New state laws could have a "chilling effect" on the adoption of telemedicine, according to an article published at Government Technology.
It points specifically to the Texas Medical Board ruling in April that requires doctors to examine patients in person before being able to order prescriptions for them. Texas has joined Arkansas as the only two states with such requirements, according to the article.
The ruling resulted from a long-running feud with telemedicine provider Teladoc. Dale Alverson, medical director of the University of New Mexico's Center for Telehealth, tells Government Technology it potentially could be a form of retaliation.
The board has since clarified that an "in-person visit" can be an interactive video encounter using peripheral equipment to the computer to transmit diagnostic data to the physician. However, the rule requires a trained medical professional be present with the patient.
Greg Billings, executive director of the Center for Telehealth and e-Health Law, doesn't necessarily see other states following in this direction, but tells Government Technology that the Texas law could mean fewer telehealth visits take place in that state.

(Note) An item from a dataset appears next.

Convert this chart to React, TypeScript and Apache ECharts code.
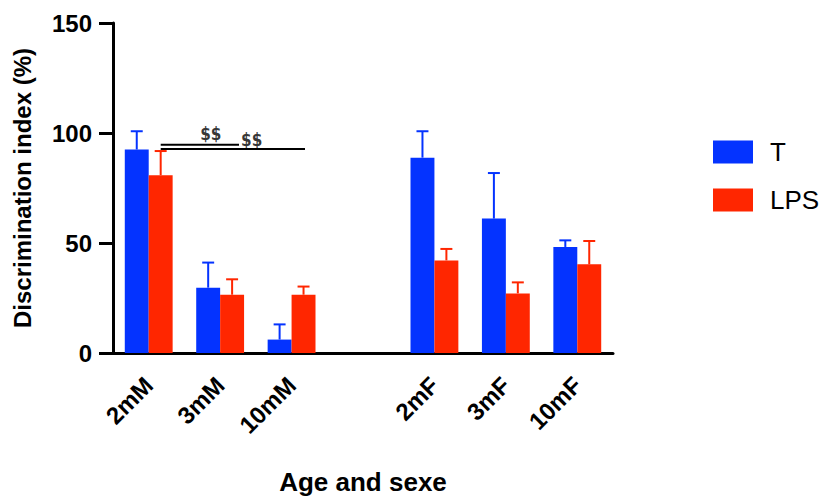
import React, { useEffect, useRef } from "react";
import * as echarts from "echarts";

const categories = ["2mM", "3mM", "10mM", "", "2mF", "3mF", "10mF"];
const tMeans = [92.5, 29.7, 6.1, null, 88.8, 61.1, 48.2];
const tErr = [8.3, 11.4, 6.9, null, 12.0, 20.7, 3.0];
const lpsMeans = [80.8, 26.5, 26.5, null, 42.1, 27.1, 40.3];
const lpsErr = [11.0, 7.0, 3.7, null, 5.2, 5.0, 10.6];

// significance annotations (x = position along the category axis, y = value)
const sigLines = [
  { x0: 0.668, x1: 1.764, y: 94.7 },
  { x0: 0.668, x1: 2.688, y: 92.7 },
];
const sigLabels = [
  { x: 1.369, y: 99.4, text: "$$" },
  { x: 1.942, y: 97.0, text: "$$" },
];

const BLUE = "#0433FF";
const RED = "#FF2600";
const FONT = "Arial, 'Liberation Sans', Helvetica, sans-serif";
const CAT_GAP = 0.33;

function errorSeries(name: string, means: (number | null)[], errs: (number | null)[], color: string, side: number) {
  const data = means
    .map((m, i) => (m == null ? null : [i, m, (m as number) + (errs[i] as number)]))
    .filter((d) => d != null);
  return {
    type: "custom",
    name: name + "_err",
    xAxisIndex: 0,
    yAxisIndex: 0,
    z: 3,
    data,
    renderItem: (params: any, api: any) => {
      const idx = api.value(0);
      const band = api.size([1, 0])[0];
      const barW = (band * (1 - CAT_GAP)) / 2;
      const base = api.coord([idx, api.value(1)]);
      const top = api.coord([idx, api.value(2)]);
      const x = base[0] + (side * barW) / 2;
      const cap = barW * 0.25;
      return {
        type: "group",
        children: [
          {
            type: "line",
            shape: { x1: x, y1: base[1], x2: x, y2: top[1] },
            style: { stroke: color, lineWidth: 2 },
          },
          {
            type: "line",
            shape: { x1: x - cap, y1: top[1], x2: x + cap, y2: top[1] },
            style: { stroke: color, lineWidth: 2 },
          },
        ],
      };
    },
  };
}

export default function App() {
  const ref = useRef<HTMLDivElement>(null);
  useEffect(() => {
    if (!ref.current) return;
    const chart = echarts.init(ref.current, null, { renderer: "svg" });
    const option: any = {
      animation: false,
      backgroundColor: "#ffffff",
      grid: {
        left: 113,
        right: 210,
        top: 23,
        bottom: 146,
        containLabel: false,
        outerBoundsMode: "none",
      },
      legend: {
        data: ["T", "LPS"],
        orient: "vertical",
        left: 713,
        top: 139,
        padding: 0,
        itemWidth: 40,
        itemHeight: 23,
        itemGap: 22,
        icon: "rect",
        textStyle: { fontSize: 26, color: "#000", fontFamily: FONT, padding: [0, 0, 0, 12] },
      },
      xAxis: [
        {
          type: "category",
          data: categories,
          boundaryGap: true,
          name: "Age and sexe",
          nameLocation: "middle",
          nameGap: 116,
          nameTextStyle: { fontSize: 26, fontWeight: "bold", color: "#000", fontFamily: FONT },
          axisLine: { lineStyle: { color: "#000", width: 3 } },
          axisTick: { alignWithLabel: true, length: 14, lineStyle: { color: "#000", width: 3 } },
          axisLabel: {
            rotate: 45,
            interval: 0,
            margin: 28,
            fontSize: 24,
            fontWeight: "bold",
            color: "#000",
            fontFamily: FONT,
          },
        },
        { type: "value", min: 0, max: 7, show: false },
      ],
      yAxis: {
        type: "value",
        min: 0,
        max: 150,
        interval: 50,
        name: "Discrimination index (%)",
        nameLocation: "middle",
        nameGap: 79,
        nameRotate: 90,
        nameTextStyle: { fontSize: 24, fontWeight: "bold", color: "#000", fontFamily: FONT },
        axisLine: { show: true, lineStyle: { color: "#000", width: 3 } },
        axisTick: { show: true, length: 14, lineStyle: { color: "#000", width: 3 } },
        splitLine: { show: false },
        axisLabel: { margin: 21, fontSize: 24, fontWeight: "bold", color: "#000", fontFamily: FONT },
      },
      series: [
        {
          name: "T",
          type: "bar",
          data: tMeans,
          barGap: "0%",
          barCategoryGap: CAT_GAP * 100 + "%",
          itemStyle: { color: BLUE },
          z: 2,
        },
        {
          name: "LPS",
          type: "bar",
          data: lpsMeans,
          barGap: "0%",
          barCategoryGap: CAT_GAP * 100 + "%",
          itemStyle: { color: RED },
          z: 2,
        },
        errorSeries("T", tMeans, tErr, BLUE, -1),
        errorSeries("LPS", lpsMeans, lpsErr, RED, 1),
        ...sigLines.map((l, i) => ({
          type: "line",
          name: "sig" + i,
          xAxisIndex: 1,
          yAxisIndex: 0,
          data: [
            [l.x0, l.y],
            [l.x1, l.y],
          ],
          symbol: "none",
          lineStyle: { color: "#000", width: 2 },
          z: 4,
        })),
        {
          type: "scatter",
          name: "sigLabels",
          xAxisIndex: 1,
          yAxisIndex: 0,
          symbolSize: 0,
          data: sigLabels.map((s) => ({ value: [s.x, s.y], label: { formatter: s.text } })),
          label: {
            show: true,
            position: "inside",
            fontSize: 17,
            fontWeight: "bold",
            color: "#000",
            fontFamily: "'DejaVu Sans Condensed', " + FONT,
          },
          z: 5,
        },
      ],
    };
    chart.setOption(option);
    return () => chart.dispose();
  }, []);
  return <div ref={ref} style={{ width: 823, height: 499, position: "absolute", left: 0, top: 0 }} />;
}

The District of Columbia and five states--Maine, New Hampshire, New Mexico, Tennessee and Virginia--were recognized as the most supportive areas for telemedicine policies in an updated analysis of state policies by the American Telemedicine Association. It looked at 13 indicators, including reimbursement parity laws (or lack, thereof). Connecticut and Rhode Island were the only two states to receive composite failing grades for telemedicine coverage and reimbursement efforts.
Meanwhile, a proposal published at Telemedicine and e-Health to use the Meaningful Use program to create a three-tiered incentive program to boost participation in telemedicine raises a lot of questions for FierceEMR's Marla Durben Hirsch.